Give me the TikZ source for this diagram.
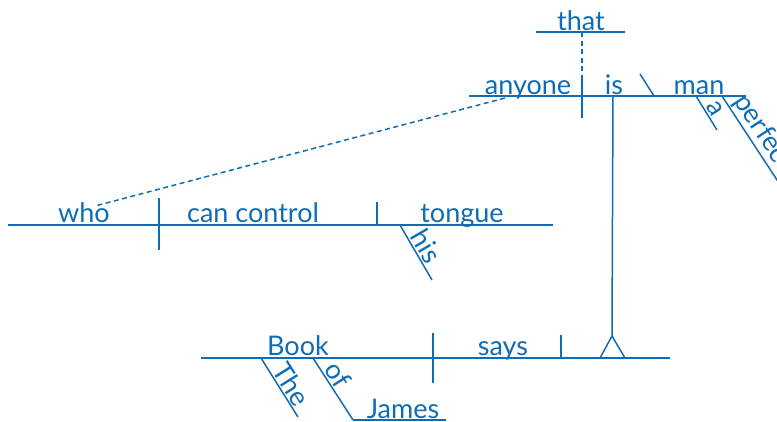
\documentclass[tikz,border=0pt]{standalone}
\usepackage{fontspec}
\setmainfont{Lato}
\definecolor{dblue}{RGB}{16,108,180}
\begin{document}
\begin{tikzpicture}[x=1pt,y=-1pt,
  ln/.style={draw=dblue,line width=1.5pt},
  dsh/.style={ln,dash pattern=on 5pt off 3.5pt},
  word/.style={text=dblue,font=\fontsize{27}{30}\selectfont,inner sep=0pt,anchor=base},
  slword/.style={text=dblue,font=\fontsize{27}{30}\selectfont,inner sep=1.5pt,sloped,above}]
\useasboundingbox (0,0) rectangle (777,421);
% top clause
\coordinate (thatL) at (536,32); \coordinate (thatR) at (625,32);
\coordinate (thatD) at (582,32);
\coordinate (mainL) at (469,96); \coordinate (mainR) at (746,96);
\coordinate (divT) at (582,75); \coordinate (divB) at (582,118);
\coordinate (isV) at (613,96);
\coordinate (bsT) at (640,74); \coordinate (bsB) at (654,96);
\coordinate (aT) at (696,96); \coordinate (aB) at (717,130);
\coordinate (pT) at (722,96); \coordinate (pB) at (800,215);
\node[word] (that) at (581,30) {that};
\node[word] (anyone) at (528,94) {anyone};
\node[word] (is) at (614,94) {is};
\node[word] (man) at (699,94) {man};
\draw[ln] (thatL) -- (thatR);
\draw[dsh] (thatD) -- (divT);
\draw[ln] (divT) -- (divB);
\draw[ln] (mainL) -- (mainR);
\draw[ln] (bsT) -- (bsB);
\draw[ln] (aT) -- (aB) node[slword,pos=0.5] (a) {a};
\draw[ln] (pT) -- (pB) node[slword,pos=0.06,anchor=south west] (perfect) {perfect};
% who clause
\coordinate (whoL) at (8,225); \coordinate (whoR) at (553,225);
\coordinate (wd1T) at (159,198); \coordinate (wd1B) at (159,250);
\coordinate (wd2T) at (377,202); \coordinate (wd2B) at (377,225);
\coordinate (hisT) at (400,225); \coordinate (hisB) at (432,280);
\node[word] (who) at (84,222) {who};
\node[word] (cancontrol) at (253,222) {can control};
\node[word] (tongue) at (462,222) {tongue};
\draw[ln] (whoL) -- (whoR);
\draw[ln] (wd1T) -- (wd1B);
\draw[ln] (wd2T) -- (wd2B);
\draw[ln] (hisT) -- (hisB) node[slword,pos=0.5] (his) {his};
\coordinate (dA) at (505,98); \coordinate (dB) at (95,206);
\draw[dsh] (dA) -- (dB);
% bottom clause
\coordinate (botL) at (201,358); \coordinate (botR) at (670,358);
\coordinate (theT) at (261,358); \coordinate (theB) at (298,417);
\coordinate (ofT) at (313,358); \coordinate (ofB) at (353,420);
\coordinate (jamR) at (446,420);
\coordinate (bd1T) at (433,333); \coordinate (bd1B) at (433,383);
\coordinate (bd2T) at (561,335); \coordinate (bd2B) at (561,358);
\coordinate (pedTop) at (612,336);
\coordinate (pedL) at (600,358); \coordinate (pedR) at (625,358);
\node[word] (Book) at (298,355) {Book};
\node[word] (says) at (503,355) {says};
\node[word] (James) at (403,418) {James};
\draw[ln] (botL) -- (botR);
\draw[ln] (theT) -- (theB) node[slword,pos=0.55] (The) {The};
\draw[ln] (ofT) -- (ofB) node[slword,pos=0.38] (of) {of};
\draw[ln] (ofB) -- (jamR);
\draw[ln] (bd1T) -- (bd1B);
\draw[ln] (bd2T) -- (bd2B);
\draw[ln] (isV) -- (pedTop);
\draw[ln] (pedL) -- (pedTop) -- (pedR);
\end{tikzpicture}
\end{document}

> _WHAT THIS TASK INVOLVES_
Reproduce every line exactly and omit all pictures.

> _WRITTEN RESPONSE_
Give me the TikZ source for this diagram.
\documentclass[tikz,border=0pt]{standalone}
\usepackage{fontspec}
\setmainfont{Lato}
\definecolor{dblue}{RGB}{16,108,180}
\begin{document}
\begin{tikzpicture}[x=1pt,y=-1pt,
  ln/.style={draw=dblue,line width=1.5pt},
  dsh/.style={ln,dash pattern=on 5pt off 3.5pt},
  word/.style={text=dblue,font=\fontsize{27}{30}\selectfont,inner sep=0pt,anchor=base},
  slword/.style={text=dblue,font=\fontsize{27}{30}\selectfont,inner sep=1.5pt,sloped,above}]
\useasboundingbox (0,0) rectangle (777,421);
% top clause
\coordinate (thatL) at (536,32); \coordinate (thatR) at (625,32);
\coordinate (thatD) at (582,32);
\coordinate (mainL) at (469,96); \coordinate (mainR) at (746,96);
\coordinate (divT) at (582,75); \coordinate (divB) at (582,118);
\coordinate (isV) at (613,96);
\coordinate (bsT) at (640,74); \coordinate (bsB) at (654,96);
\coordinate (aT) at (696,96); \coordinate (aB) at (717,130);
\coordinate (pT) at (722,96); \coordinate (pB) at (800,215);
\node[word] (that) at (581,30) {that};
\node[word] (anyone) at (528,94) {anyone};
\node[word] (is) at (614,94) {is};
\node[word] (man) at (699,94) {man};
\draw[ln] (thatL) -- (thatR);
\draw[dsh] (thatD) -- (divT);
\draw[ln] (divT) -- (divB);
\draw[ln] (mainL) -- (mainR);
\draw[ln] (bsT) -- (bsB);
\draw[ln] (aT) -- (aB) node[slword,pos=0.5] (a) {a};
\draw[ln] (pT) -- (pB) node[slword,pos=0.06,anchor=south west] (perfect) {perfect};
% who clause
\coordinate (whoL) at (8,225); \coordinate (whoR) at (553,225);
\coordinate (wd1T) at (159,198); \coordinate (wd1B) at (159,250);
\coordinate (wd2T) at (377,202); \coordinate (wd2B) at (377,225);
\coordinate (hisT) at (400,225); \coordinate (hisB) at (432,280);
\node[word] (who) at (84,222) {who};
\node[word] (cancontrol) at (253,222) {can control};
\node[word] (tongue) at (462,222) {tongue};
\draw[ln] (whoL) -- (whoR);
\draw[ln] (wd1T) -- (wd1B);
\draw[ln] (wd2T) -- (wd2B);
\draw[ln] (hisT) -- (hisB) node[slword,pos=0.5] (his) {his};
\coordinate (dA) at (505,98); \coordinate (dB) at (95,206);
\draw[dsh] (dA) -- (dB);
% bottom clause
\coordinate (botL) at (201,358); \coordinate (botR) at (670,358);
\coordinate (theT) at (261,358); \coordinate (theB) at (298,417);
\coordinate (ofT) at (313,358); \coordinate (ofB) at (353,420);
\coordinate (jamR) at (446,420);
\coordinate (bd1T) at (433,333); \coordinate (bd1B) at (433,383);
\coordinate (bd2T) at (561,335); \coordinate (bd2B) at (561,358);
\coordinate (pedTop) at (612,336);
\coordinate (pedL) at (600,358); \coordinate (pedR) at (625,358);
\node[word] (Book) at (298,355) {Book};
\node[word] (says) at (503,355) {says};
\node[word] (James) at (403,418) {James};
\draw[ln] (botL) -- (botR);
\draw[ln] (theT) -- (theB) node[slword,pos=0.55] (The) {The};
\draw[ln] (ofT) -- (ofB) node[slword,pos=0.38] (of) {of};
\draw[ln] (ofB) -- (jamR);
\draw[ln] (bd1T) -- (bd1B);
\draw[ln] (bd2T) -- (bd2B);
\draw[ln] (isV) -- (pedTop);
\draw[ln] (pedL) -- (pedTop) -- (pedR);
\end{tikzpicture}
\end{document}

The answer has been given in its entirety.